* _MATERIAL_:
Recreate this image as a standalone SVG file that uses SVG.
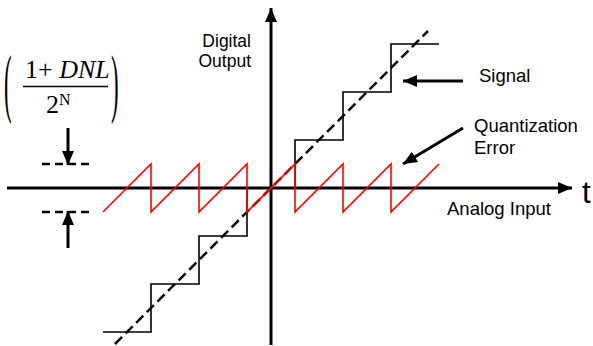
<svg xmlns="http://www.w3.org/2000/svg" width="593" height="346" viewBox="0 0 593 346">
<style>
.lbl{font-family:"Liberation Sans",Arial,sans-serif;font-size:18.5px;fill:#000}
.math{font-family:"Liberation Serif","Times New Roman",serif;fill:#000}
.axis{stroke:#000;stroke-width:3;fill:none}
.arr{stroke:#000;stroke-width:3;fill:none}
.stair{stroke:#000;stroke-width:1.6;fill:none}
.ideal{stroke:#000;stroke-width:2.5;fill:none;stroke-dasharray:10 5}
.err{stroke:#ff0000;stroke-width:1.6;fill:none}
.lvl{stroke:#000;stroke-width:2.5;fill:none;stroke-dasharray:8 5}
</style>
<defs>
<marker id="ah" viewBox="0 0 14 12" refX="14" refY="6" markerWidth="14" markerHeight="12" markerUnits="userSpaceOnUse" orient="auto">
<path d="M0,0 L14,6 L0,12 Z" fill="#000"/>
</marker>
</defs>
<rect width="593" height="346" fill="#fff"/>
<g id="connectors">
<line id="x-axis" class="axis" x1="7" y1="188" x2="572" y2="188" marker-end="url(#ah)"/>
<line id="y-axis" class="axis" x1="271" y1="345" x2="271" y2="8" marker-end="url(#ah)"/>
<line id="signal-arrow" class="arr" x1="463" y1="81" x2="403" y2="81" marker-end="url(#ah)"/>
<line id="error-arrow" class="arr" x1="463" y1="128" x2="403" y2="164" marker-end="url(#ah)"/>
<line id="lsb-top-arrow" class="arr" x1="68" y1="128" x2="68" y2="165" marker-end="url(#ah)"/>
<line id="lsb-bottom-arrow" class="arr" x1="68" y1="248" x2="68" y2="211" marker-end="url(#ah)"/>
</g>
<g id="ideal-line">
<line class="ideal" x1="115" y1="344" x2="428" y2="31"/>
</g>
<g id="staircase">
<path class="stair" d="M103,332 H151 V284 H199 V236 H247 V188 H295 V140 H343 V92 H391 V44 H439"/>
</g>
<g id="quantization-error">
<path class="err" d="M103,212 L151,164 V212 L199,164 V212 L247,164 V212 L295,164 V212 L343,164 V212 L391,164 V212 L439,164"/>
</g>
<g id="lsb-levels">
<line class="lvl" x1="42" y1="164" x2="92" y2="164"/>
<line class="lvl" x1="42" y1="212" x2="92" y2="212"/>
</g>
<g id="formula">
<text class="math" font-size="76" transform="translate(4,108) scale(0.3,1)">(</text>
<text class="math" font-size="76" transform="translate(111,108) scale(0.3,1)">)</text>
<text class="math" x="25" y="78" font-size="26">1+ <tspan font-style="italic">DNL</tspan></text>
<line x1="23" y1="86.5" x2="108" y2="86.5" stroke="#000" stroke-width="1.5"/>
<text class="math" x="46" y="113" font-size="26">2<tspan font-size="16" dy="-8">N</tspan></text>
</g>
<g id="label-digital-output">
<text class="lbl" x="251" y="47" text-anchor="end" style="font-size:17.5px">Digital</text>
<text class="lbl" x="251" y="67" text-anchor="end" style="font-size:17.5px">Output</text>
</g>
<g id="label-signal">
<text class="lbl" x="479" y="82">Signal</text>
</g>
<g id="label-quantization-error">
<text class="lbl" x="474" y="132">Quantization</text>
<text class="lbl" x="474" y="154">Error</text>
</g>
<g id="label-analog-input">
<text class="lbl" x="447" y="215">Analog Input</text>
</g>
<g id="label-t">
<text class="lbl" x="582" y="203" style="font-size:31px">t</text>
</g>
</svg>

* _EXERCISE BRIEF_: Reproduce the listing above exactly, excluding all pictures.

* _TASK ANSWER_:
Recreate this image as a standalone SVG file that uses SVG.
<svg xmlns="http://www.w3.org/2000/svg" width="593" height="346" viewBox="0 0 593 346">
<style>
.lbl{font-family:"Liberation Sans",Arial,sans-serif;font-size:18.5px;fill:#000}
.math{font-family:"Liberation Serif","Times New Roman",serif;fill:#000}
.axis{stroke:#000;stroke-width:3;fill:none}
.arr{stroke:#000;stroke-width:3;fill:none}
.stair{stroke:#000;stroke-width:1.6;fill:none}
.ideal{stroke:#000;stroke-width:2.5;fill:none;stroke-dasharray:10 5}
.err{stroke:#ff0000;stroke-width:1.6;fill:none}
.lvl{stroke:#000;stroke-width:2.5;fill:none;stroke-dasharray:8 5}
</style>
<defs>
<marker id="ah" viewBox="0 0 14 12" refX="14" refY="6" markerWidth="14" markerHeight="12" markerUnits="userSpaceOnUse" orient="auto">
<path d="M0,0 L14,6 L0,12 Z" fill="#000"/>
</marker>
</defs>
<rect width="593" height="346" fill="#fff"/>
<g id="connectors">
<line id="x-axis" class="axis" x1="7" y1="188" x2="572" y2="188" marker-end="url(#ah)"/>
<line id="y-axis" class="axis" x1="271" y1="345" x2="271" y2="8" marker-end="url(#ah)"/>
<line id="signal-arrow" class="arr" x1="463" y1="81" x2="403" y2="81" marker-end="url(#ah)"/>
<line id="error-arrow" class="arr" x1="463" y1="128" x2="403" y2="164" marker-end="url(#ah)"/>
<line id="lsb-top-arrow" class="arr" x1="68" y1="128" x2="68" y2="165" marker-end="url(#ah)"/>
<line id="lsb-bottom-arrow" class="arr" x1="68" y1="248" x2="68" y2="211" marker-end="url(#ah)"/>
</g>
<g id="ideal-line">
<line class="ideal" x1="115" y1="344" x2="428" y2="31"/>
</g>
<g id="staircase">
<path class="stair" d="M103,332 H151 V284 H199 V236 H247 V188 H295 V140 H343 V92 H391 V44 H439"/>
</g>
<g id="quantization-error">
<path class="err" d="M103,212 L151,164 V212 L199,164 V212 L247,164 V212 L295,164 V212 L343,164 V212 L391,164 V212 L439,164"/>
</g>
<g id="lsb-levels">
<line class="lvl" x1="42" y1="164" x2="92" y2="164"/>
<line class="lvl" x1="42" y1="212" x2="92" y2="212"/>
</g>
<g id="formula">
<text class="math" font-size="76" transform="translate(4,108) scale(0.3,1)">(</text>
<text class="math" font-size="76" transform="translate(111,108) scale(0.3,1)">)</text>
<text class="math" x="25" y="78" font-size="26">1+ <tspan font-style="italic">DNL</tspan></text>
<line x1="23" y1="86.5" x2="108" y2="86.5" stroke="#000" stroke-width="1.5"/>
<text class="math" x="46" y="113" font-size="26">2<tspan font-size="16" dy="-8">N</tspan></text>
</g>
<g id="label-digital-output">
<text class="lbl" x="251" y="47" text-anchor="end" style="font-size:17.5px">Digital</text>
<text class="lbl" x="251" y="67" text-anchor="end" style="font-size:17.5px">Output</text>
</g>
<g id="label-signal">
<text class="lbl" x="479" y="82">Signal</text>
</g>
<g id="label-quantization-error">
<text class="lbl" x="474" y="132">Quantization</text>
<text class="lbl" x="474" y="154">Error</text>
</g>
<g id="label-analog-input">
<text class="lbl" x="447" y="215">Analog Input</text>
</g>
<g id="label-t">
<text class="lbl" x="582" y="203" style="font-size:31px">t</text>
</g>
</svg>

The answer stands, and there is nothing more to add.